The ruling has resulted in a US import ban on mobile phones that contain certain Qualcomm-designed chips.
The ban affects some mobile phones that use Evolution Data Optimized (EV-DO), Wideband Code Division Multiple Access (WCDMA) and High-Speed Downlink Packet Access (HSDPA) technologies.
In a newly published Gartner advisory, analysts Alan Brown and Hugues J. De La Vergne said that the import ban will apply to about nine models that manufacturers plan to introduce later in 2007.
"Unless the parties can settle the dispute, the ITC's ruling will reduce the range of phones that US operators can offer their customers. Consumers will delay purchases, seek alternatives or buy models from existing ranges," the analysts stated.
If the ruling is made final, Gartner estimates that it will mean 10 million to 20 million fewer sales of EV-DO, WCDMA and HSDPA phones in the US in 2007.
"Success for Qualcomm in this case would mean an even slimmer choice of phones for US consumers," the Gartner analysts warned.
"Qualcomm can appeal against the Broadcom decision, and it may choose to rework its chips to exclude the infringing material.
"If the appeal fails, or if the technology proves essential, Qualcomm may have to sign licensing or cross-licensing deals with Broadcom."
The advisory added that, if the ITC's ruling is upheld, it brings into question the control that Qualcomm, or any other company, can exert over mobile communications standards.

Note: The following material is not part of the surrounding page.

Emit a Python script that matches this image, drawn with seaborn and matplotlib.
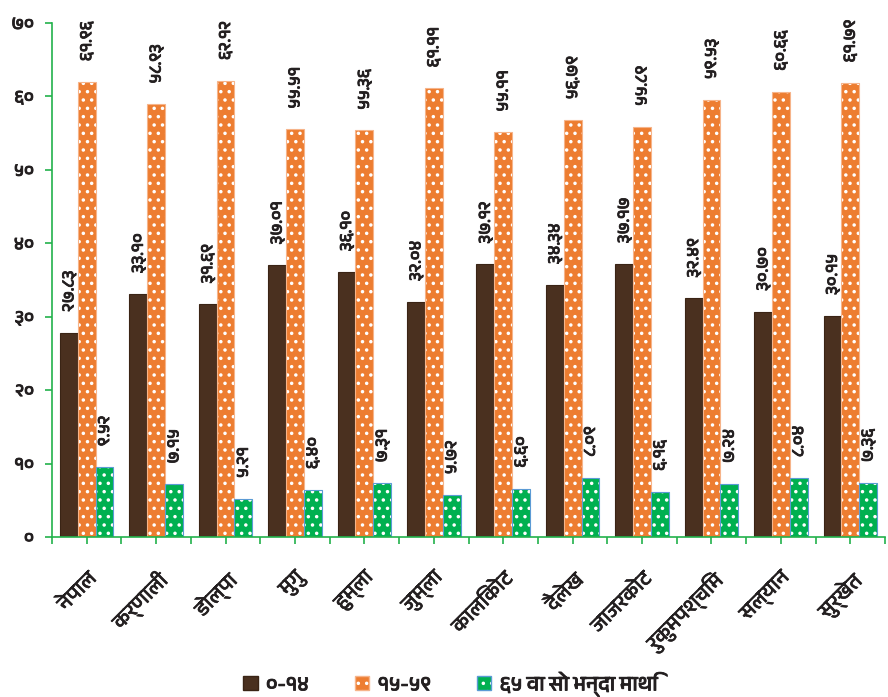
import pandas as pd
import matplotlib
matplotlib.use('Agg')
import matplotlib.pyplot as plt
import matplotlib.patheffects as pe
import seaborn as sns
from matplotlib import font_manager
from matplotlib.ft2font import FT2Font
from matplotlib.patches import Patch

# data
districts = ['नेपाल', 'कर्णाली', 'डोल्पा', 'मुगु', 'हुम्ला', 'जुम्ला', 'कालिकोट',
             'दैलेख', 'जाजरकोट', 'रुकुमपश्चिम', 'सल्यान', 'सुर्खेत']
age_0_14 = [27.83, 33.10, 31.69, 37.01, 36.10, 32.04, 37.12, 34.34, 37.17, 32.49, 30.70, 30.15]
age_15_59 = [61.96, 58.93, 62.12, 55.51, 55.36, 61.11, 55.11, 56.79, 55.89, 59.53, 60.66, 61.79]
age_65_up = [9.52, 7.15, 5.21, 6.40, 7.31, 5.72, 6.60, 8.09, 6.16, 7.24, 8.04, 7.36]
groups = ['०-१४', '१५-५९', '६५ वा सो भन्दा माथि']
yticks = [0, 10, 20, 30, 40, 50, 60, 70]

colors = ['#4a301f', '#ED7D31', '#00B050']
edges = ['#3a2415', '#f6b48a', '#5B9BD5']
axis_green = '#22b24c'
text_dark = '#231f20'

# find a font that can draw Devanagari
deva = None
cands = []
for f in font_manager.fontManager.ttflist:
    try:
        if 0x0928 in FT2Font(f.fname).get_charmap():
            cands.append(f.name)
    except Exception:
        pass
for c in cands:
    if 'Devanagari' in c:
        deva = c
        break
if deva is None and cands:
    deva = cands[0]

sns.set_style('white')
plt.rcParams['font.family'] = ([deva] if deva else []) + ['DejaVu Sans']
plt.rcParams['hatch.linewidth'] = 1.3

dev_digits = str.maketrans('0123456789', '०१२३४५६७८९')


def to_dev(s):
    return str(s).translate(dev_digits)


bold = [pe.withStroke(linewidth=0.6, foreground=text_dark)]

df = pd.DataFrame({
    'district': districts * 3,
    'value': age_0_14 + age_15_59 + age_65_up,
    'group': [groups[0]] * 12 + [groups[1]] * 12 + [groups[2]] * 12,
})

fig = plt.figure(figsize=(8.88, 6.97), dpi=100)
ax = fig.add_axes([0.0586, 0.2296, 0.938, 0.7374])

sns.barplot(data=df, x='district', y='value', hue='group', hue_order=groups,
            palette=colors, width=0.77, saturation=1, legend=False, ax=ax)

hatches = ['', '..', '..']
for i, cont in enumerate(ax.containers):
    for bar in cont:
        bar.set_edgecolor(edges[i])
        bar.set_linewidth(0.8)
        bar.set_hatch(hatches[i])
        bar._hatch_color = (1, 1, 1, 1)
    txts = ax.bar_label(cont, labels=[to_dev(f'{v:.2f}') for v in cont.datavalues],
                        rotation=90, padding=15, fontsize=12.5, color=text_dark)
    for t in txts:
        t.set_path_effects(bold)

ax.set_ylim(0, 70)
ax.set_xlim(-0.5, 11.5)
ax.set_yticks(yticks)
ax.set_yticklabels([to_dev(t) for t in yticks], fontsize=13, color=text_dark)
for t in ax.get_yticklabels():
    t.set_path_effects(bold)
ax.set_xticks(range(len(districts)))
ax.set_xticklabels(districts, rotation=45, ha='right', rotation_mode='anchor',
                   fontsize=15, color=text_dark)
for t in ax.get_xticklabels():
    t.set_path_effects([pe.withStroke(linewidth=0.4, foreground=text_dark)])
ax.set_xticks([i - 0.5 for i in range(len(districts) + 1)], minor=True)
ax.tick_params(axis='x', which='both', direction='out', length=5, color=axis_green,
               width=1.2, bottom=True, pad=18)
ax.tick_params(axis='y', direction='out', length=5, color=axis_green, width=1.2,
               left=True, pad=8)
ax.set_xlabel('')
ax.set_ylabel('')
sns.despine(ax=ax)
for s in ['left', 'bottom']:
    ax.spines[s].set_color(axis_green)
    ax.spines[s].set_linewidth(1.2)

handles = [Patch(facecolor=colors[i], edgecolor=edges[i], hatch=hatches[i]) for i in range(3)]
for h in handles[1:]:
    h._hatch_color = (1, 1, 1, 1)
leg = fig.legend(handles, groups, loc='center', bbox_to_anchor=(0.507, 0.018), ncol=3,
                 frameon=False, fontsize=15, handlelength=0.7, handleheight=0.7,
                 handletextpad=0.4, columnspacing=2.2, labelcolor=text_dark)
for t in leg.get_texts():
    t.set_path_effects(bold)

fig.savefig('out.png', dpi=100)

"Although we do not believe this dispute will affect other patent litigation, it does reduce industry confidence in the integrity of Qualcomm's overall patent position," said the analysts.
Gartner noted that the Qualcomm/Broadcom spat is one of many intellectual property disputes that could disrupt businesses and delay the introduction of wireless technologies.
"We expect that governments will increasingly have to intervene and resolve disputes, and that manufacturers, operators and distributors will put increasing pressure on Qualcomm and Broadcom," said the advisory.
"The best solution is usually an out-of-court one, and Gartner expects the latest development will force both parties to come to an agreement within a few months as imports start to suffer."